What the task requires:
Hand back each line, unchanged, from the top down to the line where "4245, 4239, 4291];" sits.
>> Begin Data excerpt
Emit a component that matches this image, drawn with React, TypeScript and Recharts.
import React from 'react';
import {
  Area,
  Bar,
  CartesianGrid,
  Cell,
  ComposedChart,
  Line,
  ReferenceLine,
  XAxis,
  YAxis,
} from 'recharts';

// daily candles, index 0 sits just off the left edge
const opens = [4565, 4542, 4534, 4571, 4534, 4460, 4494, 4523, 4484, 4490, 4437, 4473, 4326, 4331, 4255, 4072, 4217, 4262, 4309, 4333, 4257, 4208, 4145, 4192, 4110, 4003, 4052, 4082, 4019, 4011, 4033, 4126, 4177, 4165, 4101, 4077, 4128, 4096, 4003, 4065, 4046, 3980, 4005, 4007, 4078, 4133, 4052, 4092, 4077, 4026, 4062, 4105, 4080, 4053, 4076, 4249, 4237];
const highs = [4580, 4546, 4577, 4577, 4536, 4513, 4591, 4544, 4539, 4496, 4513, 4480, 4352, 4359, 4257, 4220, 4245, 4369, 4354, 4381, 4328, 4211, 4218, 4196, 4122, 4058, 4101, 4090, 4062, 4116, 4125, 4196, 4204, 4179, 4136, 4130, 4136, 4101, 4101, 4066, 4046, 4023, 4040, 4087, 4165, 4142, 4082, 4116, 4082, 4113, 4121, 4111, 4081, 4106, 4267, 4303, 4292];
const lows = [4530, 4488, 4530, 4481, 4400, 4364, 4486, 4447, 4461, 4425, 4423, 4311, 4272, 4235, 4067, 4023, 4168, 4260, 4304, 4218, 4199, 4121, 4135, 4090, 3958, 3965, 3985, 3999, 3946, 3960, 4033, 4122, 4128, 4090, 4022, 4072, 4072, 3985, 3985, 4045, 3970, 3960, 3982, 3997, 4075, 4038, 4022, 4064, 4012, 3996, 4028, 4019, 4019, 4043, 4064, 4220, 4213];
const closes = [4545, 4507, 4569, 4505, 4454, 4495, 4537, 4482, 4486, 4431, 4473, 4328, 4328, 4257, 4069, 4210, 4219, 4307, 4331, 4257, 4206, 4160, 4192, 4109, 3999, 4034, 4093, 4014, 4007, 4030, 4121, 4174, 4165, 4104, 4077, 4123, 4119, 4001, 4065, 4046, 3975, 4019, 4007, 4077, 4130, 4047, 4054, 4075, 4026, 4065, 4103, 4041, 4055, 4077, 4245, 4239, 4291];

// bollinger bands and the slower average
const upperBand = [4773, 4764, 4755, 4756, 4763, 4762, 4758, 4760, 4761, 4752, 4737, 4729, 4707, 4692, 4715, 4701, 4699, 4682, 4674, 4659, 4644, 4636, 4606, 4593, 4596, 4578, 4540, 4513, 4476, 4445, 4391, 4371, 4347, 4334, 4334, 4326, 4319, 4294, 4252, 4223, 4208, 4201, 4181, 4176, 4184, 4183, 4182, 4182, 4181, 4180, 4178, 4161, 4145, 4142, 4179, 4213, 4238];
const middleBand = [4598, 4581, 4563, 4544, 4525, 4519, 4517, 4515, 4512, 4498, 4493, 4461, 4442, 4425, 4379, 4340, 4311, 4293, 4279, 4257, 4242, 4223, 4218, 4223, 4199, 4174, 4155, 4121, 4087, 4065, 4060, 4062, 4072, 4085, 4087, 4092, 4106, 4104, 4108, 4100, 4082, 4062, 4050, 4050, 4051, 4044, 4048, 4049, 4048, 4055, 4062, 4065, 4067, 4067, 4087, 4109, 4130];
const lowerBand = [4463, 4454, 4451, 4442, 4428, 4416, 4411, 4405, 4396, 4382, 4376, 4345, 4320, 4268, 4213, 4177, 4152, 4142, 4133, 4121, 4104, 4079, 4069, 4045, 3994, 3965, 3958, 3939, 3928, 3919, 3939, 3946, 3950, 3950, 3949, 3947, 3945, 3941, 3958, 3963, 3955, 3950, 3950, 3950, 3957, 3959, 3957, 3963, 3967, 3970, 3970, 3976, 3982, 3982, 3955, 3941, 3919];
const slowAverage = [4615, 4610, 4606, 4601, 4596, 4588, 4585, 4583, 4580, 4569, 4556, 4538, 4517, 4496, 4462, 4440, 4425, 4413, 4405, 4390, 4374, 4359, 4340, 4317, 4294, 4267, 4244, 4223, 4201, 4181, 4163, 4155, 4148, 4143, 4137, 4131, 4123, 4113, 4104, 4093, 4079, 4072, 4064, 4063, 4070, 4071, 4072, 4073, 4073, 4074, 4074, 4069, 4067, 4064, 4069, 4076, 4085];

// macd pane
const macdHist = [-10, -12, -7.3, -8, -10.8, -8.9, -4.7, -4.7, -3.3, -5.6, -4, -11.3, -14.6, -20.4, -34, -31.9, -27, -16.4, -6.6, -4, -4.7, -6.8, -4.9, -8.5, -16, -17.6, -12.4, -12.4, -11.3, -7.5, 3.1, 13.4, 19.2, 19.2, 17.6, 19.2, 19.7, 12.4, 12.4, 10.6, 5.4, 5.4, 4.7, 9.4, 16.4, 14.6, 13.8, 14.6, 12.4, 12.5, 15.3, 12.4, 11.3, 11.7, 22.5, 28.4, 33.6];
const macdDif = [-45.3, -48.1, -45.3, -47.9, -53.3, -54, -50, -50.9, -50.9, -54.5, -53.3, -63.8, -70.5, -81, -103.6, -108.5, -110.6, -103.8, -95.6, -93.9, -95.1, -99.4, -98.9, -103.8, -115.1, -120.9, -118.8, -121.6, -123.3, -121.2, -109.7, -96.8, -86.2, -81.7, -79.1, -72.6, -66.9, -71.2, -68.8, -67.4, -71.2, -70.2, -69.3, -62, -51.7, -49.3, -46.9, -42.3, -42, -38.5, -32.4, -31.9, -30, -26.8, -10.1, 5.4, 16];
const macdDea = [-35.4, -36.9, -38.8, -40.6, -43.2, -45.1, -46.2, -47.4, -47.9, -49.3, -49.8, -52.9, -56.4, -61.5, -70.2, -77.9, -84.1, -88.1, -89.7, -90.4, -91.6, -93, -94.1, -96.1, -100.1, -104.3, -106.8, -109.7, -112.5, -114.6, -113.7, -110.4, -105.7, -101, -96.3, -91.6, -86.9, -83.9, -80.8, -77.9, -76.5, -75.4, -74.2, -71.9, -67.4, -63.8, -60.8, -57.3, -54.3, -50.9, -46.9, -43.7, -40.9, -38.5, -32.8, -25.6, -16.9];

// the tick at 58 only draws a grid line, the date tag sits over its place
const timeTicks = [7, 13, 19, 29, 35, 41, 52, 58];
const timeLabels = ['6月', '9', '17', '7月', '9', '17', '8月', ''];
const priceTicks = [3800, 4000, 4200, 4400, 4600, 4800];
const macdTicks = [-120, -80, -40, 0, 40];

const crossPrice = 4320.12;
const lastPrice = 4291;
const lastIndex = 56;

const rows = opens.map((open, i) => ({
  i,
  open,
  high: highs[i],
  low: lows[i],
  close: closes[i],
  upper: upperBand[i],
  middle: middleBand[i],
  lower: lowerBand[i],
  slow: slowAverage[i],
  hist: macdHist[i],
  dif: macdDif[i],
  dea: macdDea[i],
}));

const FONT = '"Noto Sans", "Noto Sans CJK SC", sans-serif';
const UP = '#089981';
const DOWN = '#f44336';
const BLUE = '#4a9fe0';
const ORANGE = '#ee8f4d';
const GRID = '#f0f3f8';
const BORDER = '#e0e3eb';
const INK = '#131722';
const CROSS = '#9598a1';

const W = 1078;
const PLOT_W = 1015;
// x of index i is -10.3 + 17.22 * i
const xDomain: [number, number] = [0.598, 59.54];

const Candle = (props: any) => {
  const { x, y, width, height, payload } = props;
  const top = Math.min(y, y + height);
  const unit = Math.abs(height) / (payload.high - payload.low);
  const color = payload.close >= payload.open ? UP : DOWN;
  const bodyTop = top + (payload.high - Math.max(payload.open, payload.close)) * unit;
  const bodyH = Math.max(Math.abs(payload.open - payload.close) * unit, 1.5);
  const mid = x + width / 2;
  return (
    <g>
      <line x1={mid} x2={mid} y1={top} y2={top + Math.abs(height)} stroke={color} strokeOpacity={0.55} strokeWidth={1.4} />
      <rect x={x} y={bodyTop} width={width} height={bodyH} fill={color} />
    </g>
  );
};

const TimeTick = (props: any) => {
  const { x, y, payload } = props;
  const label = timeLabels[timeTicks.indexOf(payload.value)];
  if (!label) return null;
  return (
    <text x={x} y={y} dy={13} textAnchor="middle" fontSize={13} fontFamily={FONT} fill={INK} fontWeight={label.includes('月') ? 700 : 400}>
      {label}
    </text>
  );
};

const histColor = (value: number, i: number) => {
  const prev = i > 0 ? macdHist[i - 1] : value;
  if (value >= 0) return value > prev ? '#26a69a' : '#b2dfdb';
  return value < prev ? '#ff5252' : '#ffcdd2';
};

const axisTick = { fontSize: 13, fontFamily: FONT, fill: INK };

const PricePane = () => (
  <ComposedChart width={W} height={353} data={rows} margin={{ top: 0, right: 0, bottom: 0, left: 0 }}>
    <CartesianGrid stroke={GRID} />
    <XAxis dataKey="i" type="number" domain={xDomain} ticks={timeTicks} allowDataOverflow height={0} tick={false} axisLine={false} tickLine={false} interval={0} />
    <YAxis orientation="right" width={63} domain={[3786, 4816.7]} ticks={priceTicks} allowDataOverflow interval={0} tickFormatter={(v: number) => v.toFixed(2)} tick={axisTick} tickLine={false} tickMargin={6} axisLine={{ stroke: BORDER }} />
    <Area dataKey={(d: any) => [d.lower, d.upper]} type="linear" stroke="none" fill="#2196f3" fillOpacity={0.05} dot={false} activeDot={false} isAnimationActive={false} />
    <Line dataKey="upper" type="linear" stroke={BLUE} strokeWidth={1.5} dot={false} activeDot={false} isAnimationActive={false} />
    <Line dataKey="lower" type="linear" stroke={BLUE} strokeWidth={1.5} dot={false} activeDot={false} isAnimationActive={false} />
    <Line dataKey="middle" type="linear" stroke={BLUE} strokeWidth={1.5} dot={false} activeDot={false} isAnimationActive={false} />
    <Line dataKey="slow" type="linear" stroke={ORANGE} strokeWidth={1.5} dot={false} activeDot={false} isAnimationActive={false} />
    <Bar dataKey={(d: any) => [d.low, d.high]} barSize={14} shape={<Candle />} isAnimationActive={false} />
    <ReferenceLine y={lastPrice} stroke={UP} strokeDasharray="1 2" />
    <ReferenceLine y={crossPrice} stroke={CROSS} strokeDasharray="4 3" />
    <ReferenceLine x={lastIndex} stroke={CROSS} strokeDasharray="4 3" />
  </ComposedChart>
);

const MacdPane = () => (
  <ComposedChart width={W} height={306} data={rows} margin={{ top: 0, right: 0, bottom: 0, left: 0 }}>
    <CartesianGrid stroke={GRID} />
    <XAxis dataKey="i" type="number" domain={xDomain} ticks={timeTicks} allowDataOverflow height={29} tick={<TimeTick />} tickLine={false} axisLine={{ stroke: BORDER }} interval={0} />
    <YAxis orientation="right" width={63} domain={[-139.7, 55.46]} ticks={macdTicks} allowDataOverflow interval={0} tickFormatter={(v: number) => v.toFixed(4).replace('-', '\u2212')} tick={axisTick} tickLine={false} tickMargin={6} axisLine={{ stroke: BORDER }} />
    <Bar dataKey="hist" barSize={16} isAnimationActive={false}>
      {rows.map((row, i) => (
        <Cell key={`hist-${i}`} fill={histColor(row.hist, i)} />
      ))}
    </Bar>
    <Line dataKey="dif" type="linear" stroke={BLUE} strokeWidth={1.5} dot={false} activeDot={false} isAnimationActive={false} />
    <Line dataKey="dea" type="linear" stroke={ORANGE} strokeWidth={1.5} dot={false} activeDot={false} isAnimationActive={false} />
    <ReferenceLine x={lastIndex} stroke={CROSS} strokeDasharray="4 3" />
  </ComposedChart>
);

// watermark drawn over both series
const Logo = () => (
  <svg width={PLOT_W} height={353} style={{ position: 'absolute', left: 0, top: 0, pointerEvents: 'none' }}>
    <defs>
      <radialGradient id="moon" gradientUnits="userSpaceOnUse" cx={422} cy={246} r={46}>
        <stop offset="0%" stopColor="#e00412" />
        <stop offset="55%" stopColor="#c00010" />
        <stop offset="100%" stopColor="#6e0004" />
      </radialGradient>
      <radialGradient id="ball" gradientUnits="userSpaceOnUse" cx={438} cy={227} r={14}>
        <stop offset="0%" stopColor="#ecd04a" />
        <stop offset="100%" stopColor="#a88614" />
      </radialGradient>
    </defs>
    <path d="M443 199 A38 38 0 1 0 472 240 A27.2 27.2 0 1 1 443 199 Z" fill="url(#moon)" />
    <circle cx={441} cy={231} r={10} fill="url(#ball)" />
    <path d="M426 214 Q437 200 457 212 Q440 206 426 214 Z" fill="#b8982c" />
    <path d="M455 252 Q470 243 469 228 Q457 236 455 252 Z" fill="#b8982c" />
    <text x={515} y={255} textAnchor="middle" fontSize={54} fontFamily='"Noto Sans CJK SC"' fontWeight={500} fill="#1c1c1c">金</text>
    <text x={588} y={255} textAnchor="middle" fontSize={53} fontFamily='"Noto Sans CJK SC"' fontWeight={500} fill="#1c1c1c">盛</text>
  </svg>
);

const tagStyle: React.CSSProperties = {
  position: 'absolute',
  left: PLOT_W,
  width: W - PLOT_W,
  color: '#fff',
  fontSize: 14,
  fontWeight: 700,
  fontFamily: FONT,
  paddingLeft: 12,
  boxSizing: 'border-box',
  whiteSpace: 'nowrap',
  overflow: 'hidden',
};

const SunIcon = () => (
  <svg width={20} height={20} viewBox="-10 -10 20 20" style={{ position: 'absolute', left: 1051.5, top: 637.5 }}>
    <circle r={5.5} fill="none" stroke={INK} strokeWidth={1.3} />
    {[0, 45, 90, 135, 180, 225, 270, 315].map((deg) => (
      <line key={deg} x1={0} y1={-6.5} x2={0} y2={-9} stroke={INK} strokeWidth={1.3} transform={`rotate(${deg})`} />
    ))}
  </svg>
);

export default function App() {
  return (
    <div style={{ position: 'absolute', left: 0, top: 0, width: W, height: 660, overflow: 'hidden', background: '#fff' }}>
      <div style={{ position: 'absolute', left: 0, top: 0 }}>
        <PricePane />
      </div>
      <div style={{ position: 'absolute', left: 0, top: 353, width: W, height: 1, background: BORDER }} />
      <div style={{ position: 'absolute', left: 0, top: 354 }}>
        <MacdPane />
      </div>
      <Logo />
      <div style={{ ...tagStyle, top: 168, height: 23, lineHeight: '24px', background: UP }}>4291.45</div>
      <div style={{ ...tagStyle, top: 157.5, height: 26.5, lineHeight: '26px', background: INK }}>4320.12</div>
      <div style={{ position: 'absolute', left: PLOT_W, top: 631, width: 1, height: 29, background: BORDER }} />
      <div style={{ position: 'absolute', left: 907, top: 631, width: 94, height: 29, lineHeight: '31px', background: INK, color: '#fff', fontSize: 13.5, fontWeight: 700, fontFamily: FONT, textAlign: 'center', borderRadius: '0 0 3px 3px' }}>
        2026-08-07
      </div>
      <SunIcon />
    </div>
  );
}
>> End Data excerpt
Complete answer:
Emit a component that matches this image, drawn with React, TypeScript and Recharts.
import React from 'react';
import {
  Area,
  Bar,
  CartesianGrid,
  Cell,
  ComposedChart,
  Line,
  ReferenceLine,
  XAxis,
  YAxis,
} from 'recharts';

// daily candles, index 0 sits just off the left edge
const opens = [4565, 4542, 4534, 4571, 4534, 4460, 4494, 4523, 4484, 4490, 4437, 4473, 4326, 4331, 4255, 4072, 4217, 4262, 4309, 4333, 4257, 4208, 4145, 4192, 4110, 4003, 4052, 4082, 4019, 4011, 4033, 4126, 4177, 4165, 4101, 4077, 4128, 4096, 4003, 4065, 4046, 3980, 4005, 4007, 4078, 4133, 4052, 4092, 4077, 4026, 4062, 4105, 4080, 4053, 4076, 4249, 4237];
const highs = [4580, 4546, 4577, 4577, 4536, 4513, 4591, 4544, 4539, 4496, 4513, 4480, 4352, 4359, 4257, 4220, 4245, 4369, 4354, 4381, 4328, 4211, 4218, 4196, 4122, 4058, 4101, 4090, 4062, 4116, 4125, 4196, 4204, 4179, 4136, 4130, 4136, 4101, 4101, 4066, 4046, 4023, 4040, 4087, 4165, 4142, 4082, 4116, 4082, 4113, 4121, 4111, 4081, 4106, 4267, 4303, 4292];
const lows = [4530, 4488, 4530, 4481, 4400, 4364, 4486, 4447, 4461, 4425, 4423, 4311, 4272, 4235, 4067, 4023, 4168, 4260, 4304, 4218, 4199, 4121, 4135, 4090, 3958, 3965, 3985, 3999, 3946, 3960, 4033, 4122, 4128, 4090, 4022, 4072, 4072, 3985, 3985, 4045, 3970, 3960, 3982, 3997, 4075, 4038, 4022, 4064, 4012, 3996, 4028, 4019, 4019, 4043, 4064, 4220, 4213];
const closes = [4545, 4507, 4569, 4505, 4454, 4495, 4537, 4482, 4486, 4431, 4473, 4328, 4328, 4257, 4069, 4210, 4219, 4307, 4331, 4257, 4206, 4160, 4192, 4109, 3999, 4034, 4093, 4014, 4007, 4030, 4121, 4174, 4165, 4104, 4077, 4123, 4119, 4001, 4065, 4046, 3975, 4019, 4007, 4077, 4130, 4047, 4054, 4075, 4026, 4065, 4103, 4041, 4055, 4077, 4245, 4239, 4291];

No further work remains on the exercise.